▶ **REQUEST**: Output the lines below exactly, please, from the first line until the line with "plt.rcParams['axes.unicode_minus'] = False", counting both.

▶ **SUPPLIED INFORMATION**:
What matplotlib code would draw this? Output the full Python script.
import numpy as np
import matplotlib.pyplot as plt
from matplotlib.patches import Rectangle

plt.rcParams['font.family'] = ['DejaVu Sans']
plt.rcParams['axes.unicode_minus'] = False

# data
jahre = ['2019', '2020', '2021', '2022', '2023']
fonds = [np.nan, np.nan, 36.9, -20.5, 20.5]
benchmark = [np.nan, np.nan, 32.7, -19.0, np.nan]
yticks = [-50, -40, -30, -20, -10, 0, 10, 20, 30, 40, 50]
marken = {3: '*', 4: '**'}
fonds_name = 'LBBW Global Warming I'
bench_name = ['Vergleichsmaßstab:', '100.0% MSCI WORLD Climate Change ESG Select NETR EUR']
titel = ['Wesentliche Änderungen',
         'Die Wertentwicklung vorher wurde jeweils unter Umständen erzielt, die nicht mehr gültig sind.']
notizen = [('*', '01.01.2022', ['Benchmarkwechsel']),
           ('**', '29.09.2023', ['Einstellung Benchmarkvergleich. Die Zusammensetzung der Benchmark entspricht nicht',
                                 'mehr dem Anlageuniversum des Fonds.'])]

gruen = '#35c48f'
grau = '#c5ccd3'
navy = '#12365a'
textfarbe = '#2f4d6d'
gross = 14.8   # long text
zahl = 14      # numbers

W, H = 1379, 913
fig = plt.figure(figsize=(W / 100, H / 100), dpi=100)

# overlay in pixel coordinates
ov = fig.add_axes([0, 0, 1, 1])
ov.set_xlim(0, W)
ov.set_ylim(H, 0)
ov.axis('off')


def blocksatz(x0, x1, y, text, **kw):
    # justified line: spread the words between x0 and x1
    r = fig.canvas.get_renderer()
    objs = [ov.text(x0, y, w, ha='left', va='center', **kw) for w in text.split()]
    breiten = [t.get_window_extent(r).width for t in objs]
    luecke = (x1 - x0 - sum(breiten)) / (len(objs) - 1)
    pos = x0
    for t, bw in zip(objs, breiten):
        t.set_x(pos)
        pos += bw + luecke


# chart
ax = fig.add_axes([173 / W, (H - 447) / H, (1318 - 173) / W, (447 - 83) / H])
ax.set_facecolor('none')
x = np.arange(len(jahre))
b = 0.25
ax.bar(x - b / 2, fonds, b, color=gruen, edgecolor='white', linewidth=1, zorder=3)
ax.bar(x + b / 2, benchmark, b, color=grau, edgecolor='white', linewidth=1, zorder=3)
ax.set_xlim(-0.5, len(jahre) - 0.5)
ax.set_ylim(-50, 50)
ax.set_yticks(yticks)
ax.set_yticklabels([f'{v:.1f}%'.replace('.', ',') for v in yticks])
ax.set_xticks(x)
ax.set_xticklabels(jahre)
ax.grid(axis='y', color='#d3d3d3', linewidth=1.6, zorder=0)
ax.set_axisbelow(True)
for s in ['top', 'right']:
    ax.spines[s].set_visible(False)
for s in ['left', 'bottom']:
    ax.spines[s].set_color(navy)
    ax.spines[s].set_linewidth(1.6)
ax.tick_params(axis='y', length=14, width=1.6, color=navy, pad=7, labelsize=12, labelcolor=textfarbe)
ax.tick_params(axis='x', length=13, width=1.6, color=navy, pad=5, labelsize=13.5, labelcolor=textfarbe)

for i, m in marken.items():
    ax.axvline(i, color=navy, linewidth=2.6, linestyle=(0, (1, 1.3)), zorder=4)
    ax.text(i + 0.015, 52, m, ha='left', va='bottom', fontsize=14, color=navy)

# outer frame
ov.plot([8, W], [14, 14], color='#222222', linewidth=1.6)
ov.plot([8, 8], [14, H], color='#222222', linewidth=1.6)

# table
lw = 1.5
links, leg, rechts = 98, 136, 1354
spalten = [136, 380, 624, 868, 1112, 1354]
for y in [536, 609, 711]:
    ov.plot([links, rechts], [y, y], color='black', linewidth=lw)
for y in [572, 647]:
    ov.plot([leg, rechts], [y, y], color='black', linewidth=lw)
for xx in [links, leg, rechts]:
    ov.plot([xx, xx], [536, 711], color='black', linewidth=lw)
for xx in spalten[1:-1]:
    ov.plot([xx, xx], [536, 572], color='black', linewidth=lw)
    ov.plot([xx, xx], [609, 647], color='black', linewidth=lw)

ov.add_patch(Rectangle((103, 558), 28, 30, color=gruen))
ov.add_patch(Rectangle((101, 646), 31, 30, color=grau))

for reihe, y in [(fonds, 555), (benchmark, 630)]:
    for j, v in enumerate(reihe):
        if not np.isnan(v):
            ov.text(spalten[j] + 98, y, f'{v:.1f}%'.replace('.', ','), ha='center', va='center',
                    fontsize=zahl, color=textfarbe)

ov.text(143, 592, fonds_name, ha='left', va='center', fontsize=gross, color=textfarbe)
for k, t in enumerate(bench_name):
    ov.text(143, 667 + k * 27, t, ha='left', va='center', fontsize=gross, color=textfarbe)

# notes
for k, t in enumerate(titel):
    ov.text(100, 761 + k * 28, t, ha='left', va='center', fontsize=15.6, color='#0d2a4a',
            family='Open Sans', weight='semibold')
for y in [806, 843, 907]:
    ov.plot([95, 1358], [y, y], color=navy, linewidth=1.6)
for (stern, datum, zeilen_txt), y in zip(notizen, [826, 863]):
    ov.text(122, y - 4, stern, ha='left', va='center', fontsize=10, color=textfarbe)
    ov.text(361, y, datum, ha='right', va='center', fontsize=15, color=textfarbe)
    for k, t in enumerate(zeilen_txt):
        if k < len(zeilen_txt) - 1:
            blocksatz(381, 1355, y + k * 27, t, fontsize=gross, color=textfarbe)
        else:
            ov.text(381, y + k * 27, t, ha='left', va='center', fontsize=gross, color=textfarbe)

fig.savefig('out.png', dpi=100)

▶ **OUTPUT OF THE TASK**:
What matplotlib code would draw this? Output the full Python script.
import numpy as np
import matplotlib.pyplot as plt
from matplotlib.patches import Rectangle

plt.rcParams['font.family'] = ['DejaVu Sans']
plt.rcParams['axes.unicode_minus'] = False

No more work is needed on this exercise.